• **Requirements**: Drop the images; return everything else in the listing below exactly.

• **Data extract**:
>>>
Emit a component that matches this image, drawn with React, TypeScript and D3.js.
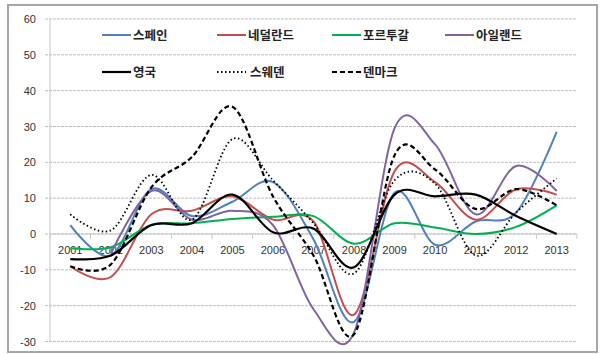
import React from "react";
import * as d3 from "d3";

const years = ["2001","2002","2003","2004","2005","2006","2007","2008","2009","2010","2011","2012","2013"];
const yTicks = [-30, -20, -10, 0, 10, 20, 30, 40, 50, 60];

const spain = [2.5, -6, 12.5, 5, 9, 14.5, -1.5, -24.5, 11.5, -3, 3.5, 6, 28.5];
const netherlands = [-9, -12, 5.5, 6.5, 10.5, 4, 3.5, -22.5, 17.5, 14.5, 4, 12.5, 11];
const portugal = [-4, -3.7, 2.5, 3, 4.2, 4.8, 5, -2.7, 3, 1.8, 0, 2, 8];
const ireland: (number | null)[] = [null, -5.5, 12, 4, 6.5, 2.5, -21, -27.5, 29.5, 25, 5.5, 19, 12];
const uk = [-7, -6, 2.5, 3, 11, 0.5, 1.5, -9.3, 11, 10.5, 11, 5, 0];
const sweden = [5.5, 1, 16.5, 4, 26.5, 15, 3, -11, 15, 14, -6, 6, 15.5];
const denmark = [-9, -8.5, 13, 21.5, 35.5, 10.5, -6, -28, 22, 18, 7, 12.5, 8];

const seriesNames = ["스페인", "네덜란드", "포르투갈", "아일랜드", "영국", "스웨덴", "덴마크"];
const seriesData = [spain, netherlands, portugal, ireland, uk, sweden, denmark];

const styles = [
  { color: "#4F81BD", width: 2, dash: "" },
  { color: "#C0504D", width: 2, dash: "" },
  { color: "#00B050", width: 2, dash: "" },
  { color: "#8064A2", width: 2, dash: "" },
  { color: "#000000", width: 2.2, dash: "" },
  { color: "#000000", width: 1.8, dash: "1.5 2.5" },
  { color: "#000000", width: 2.2, dash: "5 3" },
];
const legendPos = [
  { x: 102, y: 35 }, { x: 217, y: 35 }, { x: 332, y: 35 }, { x: 445, y: 35 },
  { x: 102, y: 72 }, { x: 217, y: 72 }, { x: 332, y: 72 },
];

export default function App() {
  const W = 601, H = 354;
  const left = 50, right = 577, top = 19, bottom = 341.5;
  const x = d3.scaleBand<string>().domain(years).range([left, right]);
  const y = d3.scaleLinear().domain([-30, 60]).range([bottom, top]);
  const cx = (i: number) => (x(years[i]) as number) + x.bandwidth() / 2;
  const line = d3
    .line<number | null>()
    .defined((d) => d !== null)
    .x((_, i) => cx(i))
    .y((d) => y(d as number))
    .curve(d3.curveCardinal.tension(0));
  const font = "'Liberation Sans', Arial, sans-serif";
  return (
    <div style={{ position: "absolute", left: 0, top: 0 }}>
      <svg width={W} height={H} style={{ display: "block", background: "#fff" }}>
        <rect x={8} y={5} width={589} height={347} fill="#fff" stroke="#A6A6A6" strokeWidth={2} />
        {yTicks.map((t) => (
          <g key={t}>
            <line x1={left - 5} x2={right} y1={y(t)} y2={y(t)} stroke="#BDBDBD" strokeWidth={1} strokeDasharray="3 1" />
            <text x={36} y={y(t) + 4} textAnchor="end" fontFamily={font} fontSize={11} fill="#333">{t}</text>
          </g>
        ))}
        <line x1={left} x2={left} y1={top} y2={bottom} stroke="#C8C8C8" strokeWidth={1} />
        <line x1={left} x2={right} y1={y(0)} y2={y(0)} stroke="#C8C8C8" strokeWidth={1} />
        {d3.range(years.length + 1).map((k) => {
          const xx = left + k * x.step();
          return <line key={k} x1={xx} x2={xx} y1={y(0)} y2={y(0) + 5} stroke="#C8C8C8" strokeWidth={1} />;
        })}
        {years.map((yr, i) => (
          <text key={yr} x={cx(i)} y={y(0) + 20} textAnchor="middle" fontFamily={font} fontSize={11} fill="#333">{yr}</text>
        ))}
        {seriesData.map((s, i) => (
          <path key={i} d={line(s) || ""} fill="none" stroke={styles[i].color} strokeWidth={styles[i].width}
            strokeDasharray={styles[i].dash} strokeLinejoin="round" />
        ))}
        {seriesNames.map((n, i) => (
          <g key={n}>
            <line x1={legendPos[i].x} x2={legendPos[i].x + 29} y1={legendPos[i].y} y2={legendPos[i].y}
              stroke={styles[i].color} strokeWidth={styles[i].width} strokeDasharray={styles[i].dash} />
            <text x={legendPos[i].x + (i === 5 ? 33 : 31)} y={legendPos[i].y + 5} fontFamily="'Noto Sans CJK KR', sans-serif"
              fontWeight="bold" fontSize={12.5} fill="#222">{n}</text>
          </g>
        ))}
      </svg>
    </div>
  );
}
<<<
• **Written reply**:
Emit a component that matches this image, drawn with React, TypeScript and D3.js.
import React from "react";
import * as d3 from "d3";

const years = ["2001","2002","2003","2004","2005","2006","2007","2008","2009","2010","2011","2012","2013"];
const yTicks = [-30, -20, -10, 0, 10, 20, 30, 40, 50, 60];

const spain = [2.5, -6, 12.5, 5, 9, 14.5, -1.5, -24.5, 11.5, -3, 3.5, 6, 28.5];
const netherlands = [-9, -12, 5.5, 6.5, 10.5, 4, 3.5, -22.5, 17.5, 14.5, 4, 12.5, 11];
const portugal = [-4, -3.7, 2.5, 3, 4.2, 4.8, 5, -2.7, 3, 1.8, 0, 2, 8];
const ireland: (number | null)[] = [null, -5.5, 12, 4, 6.5, 2.5, -21, -27.5, 29.5, 25, 5.5, 19, 12];
const uk = [-7, -6, 2.5, 3, 11, 0.5, 1.5, -9.3, 11, 10.5, 11, 5, 0];
const sweden = [5.5, 1, 16.5, 4, 26.5, 15, 3, -11, 15, 14, -6, 6, 15.5];
const denmark = [-9, -8.5, 13, 21.5, 35.5, 10.5, -6, -28, 22, 18, 7, 12.5, 8];

const seriesNames = ["스페인", "네덜란드", "포르투갈", "아일랜드", "영국", "스웨덴", "덴마크"];
const seriesData = [spain, netherlands, portugal, ireland, uk, sweden, denmark];

const styles = [
  { color: "#4F81BD", width: 2, dash: "" },
  { color: "#C0504D", width: 2, dash: "" },
  { color: "#00B050", width: 2, dash: "" },
  { color: "#8064A2", width: 2, dash: "" },
  { color: "#000000", width: 2.2, dash: "" },
  { color: "#000000", width: 1.8, dash: "1.5 2.5" },
  { color: "#000000", width: 2.2, dash: "5 3" },
];
const legendPos = [
  { x: 102, y: 35 }, { x: 217, y: 35 }, { x: 332, y: 35 }, { x: 445, y: 35 },
  { x: 102, y: 72 }, { x: 217, y: 72 }, { x: 332, y: 72 },
];

export default function App() {
  const W = 601, H = 354;
  const left = 50, right = 577, top = 19, bottom = 341.5;
  const x = d3.scaleBand<string>().domain(years).range([left, right]);
  const y = d3.scaleLinear().domain([-30, 60]).range([bottom, top]);
  const cx = (i: number) => (x(years[i]) as number) + x.bandwidth() / 2;
  const line = d3
    .line<number | null>()
    .defined((d) => d !== null)
    .x((_, i) => cx(i))
    .y((d) => y(d as number))
    .curve(d3.curveCardinal.tension(0));
  const font = "'Liberation Sans', Arial, sans-serif";
  return (
    <div style={{ position: "absolute", left: 0, top: 0 }}>
      <svg width={W} height={H} style={{ display: "block", background: "#fff" }}>
        <rect x={8} y={5} width={589} height={347} fill="#fff" stroke="#A6A6A6" strokeWidth={2} />
        {yTicks.map((t) => (
          <g key={t}>
            <line x1={left - 5} x2={right} y1={y(t)} y2={y(t)} stroke="#BDBDBD" strokeWidth={1} strokeDasharray="3 1" />
            <text x={36} y={y(t) + 4} textAnchor="end" fontFamily={font} fontSize={11} fill="#333">{t}</text>
          </g>
        ))}
        <line x1={left} x2={left} y1={top} y2={bottom} stroke="#C8C8C8" strokeWidth={1} />
        <line x1={left} x2={right} y1={y(0)} y2={y(0)} stroke="#C8C8C8" strokeWidth={1} />
        {d3.range(years.length + 1).map((k) => {
          const xx = left + k * x.step();
          return <line key={k} x1={xx} x2={xx} y1={y(0)} y2={y(0) + 5} stroke="#C8C8C8" strokeWidth={1} />;
        })}
        {years.map((yr, i) => (
          <text key={yr} x={cx(i)} y={y(0) + 20} textAnchor="middle" fontFamily={font} fontSize={11} fill="#333">{yr}</text>
        ))}
        {seriesData.map((s, i) => (
          <path key={i} d={line(s) || ""} fill="none" stroke={styles[i].color} strokeWidth={styles[i].width}
            strokeDasharray={styles[i].dash} strokeLinejoin="round" />
        ))}
        {seriesNames.map((n, i) => (
          <g key={n}>
            <line x1={legendPos[i].x} x2={legendPos[i].x + 29} y1={legendPos[i].y} y2={legendPos[i].y}
              stroke={styles[i].color} strokeWidth={styles[i].width} strokeDasharray={styles[i].dash} />
            <text x={legendPos[i].x + (i === 5 ? 33 : 31)} y={legendPos[i].y + 5} fontFamily="'Noto Sans CJK KR', sans-serif"
              fontWeight="bold" fontSize={12.5} fill="#222">{n}</text>
          </g>
        ))}
      </svg>
    </div>
  );
}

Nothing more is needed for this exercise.